#### [EXERCISE DIRECTIONS]
Write out, word for word, every line from the first one through the line that holds "-1.5, -0.5, 0, 0]", and nothing else; skip the pictures.

#### [DATA LINES]

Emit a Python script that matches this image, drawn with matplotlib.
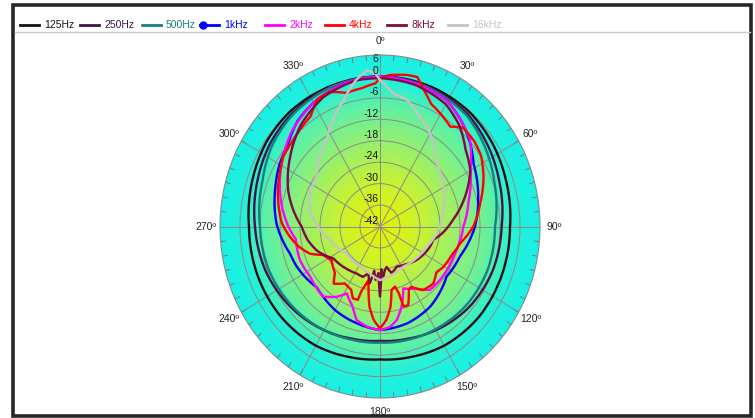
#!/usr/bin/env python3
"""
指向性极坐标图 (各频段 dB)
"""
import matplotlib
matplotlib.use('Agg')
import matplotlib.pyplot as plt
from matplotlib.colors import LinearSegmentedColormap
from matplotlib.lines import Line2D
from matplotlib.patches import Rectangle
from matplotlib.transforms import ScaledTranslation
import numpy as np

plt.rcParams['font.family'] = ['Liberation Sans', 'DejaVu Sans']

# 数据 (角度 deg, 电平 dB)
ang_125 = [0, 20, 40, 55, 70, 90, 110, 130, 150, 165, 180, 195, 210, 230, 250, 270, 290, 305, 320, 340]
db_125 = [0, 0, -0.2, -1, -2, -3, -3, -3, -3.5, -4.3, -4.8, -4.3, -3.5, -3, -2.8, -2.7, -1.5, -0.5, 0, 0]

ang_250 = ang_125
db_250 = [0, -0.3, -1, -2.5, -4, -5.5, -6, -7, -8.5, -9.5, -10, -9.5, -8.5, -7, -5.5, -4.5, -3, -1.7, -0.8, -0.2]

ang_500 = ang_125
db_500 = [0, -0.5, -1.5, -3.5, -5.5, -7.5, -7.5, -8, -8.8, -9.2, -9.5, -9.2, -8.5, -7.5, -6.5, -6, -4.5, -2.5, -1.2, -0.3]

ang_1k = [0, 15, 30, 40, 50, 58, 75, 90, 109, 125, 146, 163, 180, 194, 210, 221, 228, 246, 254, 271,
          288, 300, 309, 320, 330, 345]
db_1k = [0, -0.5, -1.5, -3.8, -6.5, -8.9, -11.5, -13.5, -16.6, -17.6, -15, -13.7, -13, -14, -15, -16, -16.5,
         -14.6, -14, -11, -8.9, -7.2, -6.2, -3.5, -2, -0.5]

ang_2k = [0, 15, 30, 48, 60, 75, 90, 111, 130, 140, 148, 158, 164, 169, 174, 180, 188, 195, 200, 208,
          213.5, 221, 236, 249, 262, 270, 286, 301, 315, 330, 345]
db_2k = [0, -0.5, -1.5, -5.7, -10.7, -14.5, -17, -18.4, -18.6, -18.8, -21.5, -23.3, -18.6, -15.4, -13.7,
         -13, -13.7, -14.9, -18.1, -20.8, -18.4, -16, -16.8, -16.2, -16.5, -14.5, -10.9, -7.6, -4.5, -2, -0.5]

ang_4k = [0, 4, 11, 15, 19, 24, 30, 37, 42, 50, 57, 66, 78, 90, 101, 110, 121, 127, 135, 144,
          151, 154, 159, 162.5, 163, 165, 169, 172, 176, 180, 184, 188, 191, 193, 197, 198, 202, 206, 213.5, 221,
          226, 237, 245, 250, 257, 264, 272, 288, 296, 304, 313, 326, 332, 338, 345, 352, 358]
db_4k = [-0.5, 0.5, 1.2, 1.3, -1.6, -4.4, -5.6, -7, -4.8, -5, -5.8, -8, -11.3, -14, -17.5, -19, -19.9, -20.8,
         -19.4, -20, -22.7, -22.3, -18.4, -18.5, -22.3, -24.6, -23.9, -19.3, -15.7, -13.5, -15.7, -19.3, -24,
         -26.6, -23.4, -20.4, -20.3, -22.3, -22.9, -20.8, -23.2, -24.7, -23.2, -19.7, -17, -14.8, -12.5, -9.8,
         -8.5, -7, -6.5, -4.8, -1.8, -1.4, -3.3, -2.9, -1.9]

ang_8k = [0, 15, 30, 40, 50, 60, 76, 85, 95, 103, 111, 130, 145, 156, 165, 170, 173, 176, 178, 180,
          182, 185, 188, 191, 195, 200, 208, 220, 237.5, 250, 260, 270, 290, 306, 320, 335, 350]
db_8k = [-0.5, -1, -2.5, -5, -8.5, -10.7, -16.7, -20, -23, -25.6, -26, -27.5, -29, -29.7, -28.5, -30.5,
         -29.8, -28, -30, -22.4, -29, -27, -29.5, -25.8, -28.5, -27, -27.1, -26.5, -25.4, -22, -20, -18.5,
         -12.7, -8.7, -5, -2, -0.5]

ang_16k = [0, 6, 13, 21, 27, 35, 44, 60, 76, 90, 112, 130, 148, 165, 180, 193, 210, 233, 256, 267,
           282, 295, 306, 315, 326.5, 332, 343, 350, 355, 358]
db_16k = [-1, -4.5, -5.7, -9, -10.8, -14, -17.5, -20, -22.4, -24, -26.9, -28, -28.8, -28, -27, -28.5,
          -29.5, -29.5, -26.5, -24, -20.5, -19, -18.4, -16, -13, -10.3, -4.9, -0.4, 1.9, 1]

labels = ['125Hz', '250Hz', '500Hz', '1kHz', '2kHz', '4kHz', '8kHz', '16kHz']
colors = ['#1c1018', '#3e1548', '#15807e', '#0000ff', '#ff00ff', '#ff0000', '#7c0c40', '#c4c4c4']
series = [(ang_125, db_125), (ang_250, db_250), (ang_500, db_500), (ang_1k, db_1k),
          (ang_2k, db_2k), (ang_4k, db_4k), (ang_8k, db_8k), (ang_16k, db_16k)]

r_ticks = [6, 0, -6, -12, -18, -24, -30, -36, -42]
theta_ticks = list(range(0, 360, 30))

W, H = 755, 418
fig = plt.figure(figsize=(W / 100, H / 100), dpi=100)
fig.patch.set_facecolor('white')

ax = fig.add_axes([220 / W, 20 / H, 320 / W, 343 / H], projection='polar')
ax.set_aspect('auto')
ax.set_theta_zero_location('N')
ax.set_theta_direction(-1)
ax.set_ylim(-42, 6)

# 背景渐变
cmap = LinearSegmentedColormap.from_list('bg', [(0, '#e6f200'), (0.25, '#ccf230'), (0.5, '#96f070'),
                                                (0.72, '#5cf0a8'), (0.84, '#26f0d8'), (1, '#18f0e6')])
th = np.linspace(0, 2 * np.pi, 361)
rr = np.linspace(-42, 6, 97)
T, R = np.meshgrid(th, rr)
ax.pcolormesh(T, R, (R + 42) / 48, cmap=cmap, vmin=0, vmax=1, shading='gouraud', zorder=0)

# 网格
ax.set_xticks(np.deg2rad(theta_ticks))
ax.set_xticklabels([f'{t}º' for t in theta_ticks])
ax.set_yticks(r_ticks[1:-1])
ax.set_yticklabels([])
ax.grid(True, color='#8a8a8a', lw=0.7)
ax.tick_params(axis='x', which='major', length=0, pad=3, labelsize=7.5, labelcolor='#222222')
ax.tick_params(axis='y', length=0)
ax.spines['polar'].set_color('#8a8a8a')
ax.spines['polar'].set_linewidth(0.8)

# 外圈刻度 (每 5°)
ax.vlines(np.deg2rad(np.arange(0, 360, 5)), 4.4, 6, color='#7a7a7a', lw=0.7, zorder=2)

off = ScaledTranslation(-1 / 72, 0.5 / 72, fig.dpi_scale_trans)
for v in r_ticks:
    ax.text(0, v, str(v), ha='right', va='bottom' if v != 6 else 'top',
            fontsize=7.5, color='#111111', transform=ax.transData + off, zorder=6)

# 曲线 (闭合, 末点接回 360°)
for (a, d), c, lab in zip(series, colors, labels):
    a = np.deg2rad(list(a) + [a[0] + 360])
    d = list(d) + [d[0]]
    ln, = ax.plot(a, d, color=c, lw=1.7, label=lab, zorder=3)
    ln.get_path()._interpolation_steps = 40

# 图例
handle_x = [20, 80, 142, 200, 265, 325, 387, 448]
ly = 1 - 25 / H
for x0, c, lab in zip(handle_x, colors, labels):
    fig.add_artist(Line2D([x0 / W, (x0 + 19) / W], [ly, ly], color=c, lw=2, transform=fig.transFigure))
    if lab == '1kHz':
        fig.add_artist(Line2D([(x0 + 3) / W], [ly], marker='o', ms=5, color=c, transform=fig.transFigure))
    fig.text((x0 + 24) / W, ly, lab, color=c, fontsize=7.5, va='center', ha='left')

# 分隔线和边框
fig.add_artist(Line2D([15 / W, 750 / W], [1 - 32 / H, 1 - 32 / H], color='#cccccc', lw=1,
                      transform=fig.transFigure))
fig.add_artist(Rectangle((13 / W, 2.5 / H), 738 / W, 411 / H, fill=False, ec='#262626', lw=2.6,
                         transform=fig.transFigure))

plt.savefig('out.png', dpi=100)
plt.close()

#### [COMPLETED TASK]
Emit a Python script that matches this image, drawn with matplotlib.
#!/usr/bin/env python3
"""
指向性极坐标图 (各频段 dB)
"""
import matplotlib
matplotlib.use('Agg')
import matplotlib.pyplot as plt
from matplotlib.colors import LinearSegmentedColormap
from matplotlib.lines import Line2D
from matplotlib.patches import Rectangle
from matplotlib.transforms import ScaledTranslation
import numpy as np

plt.rcParams['font.family'] = ['Liberation Sans', 'DejaVu Sans']

# 数据 (角度 deg, 电平 dB)
ang_125 = [0, 20, 40, 55, 70, 90, 110, 130, 150, 165, 180, 195, 210, 230, 250, 270, 290, 305, 320, 340]
db_125 = [0, 0, -0.2, -1, -2, -3, -3, -3, -3.5, -4.3, -4.8, -4.3, -3.5, -3, -2.8, -2.7, -1.5, -0.5, 0, 0]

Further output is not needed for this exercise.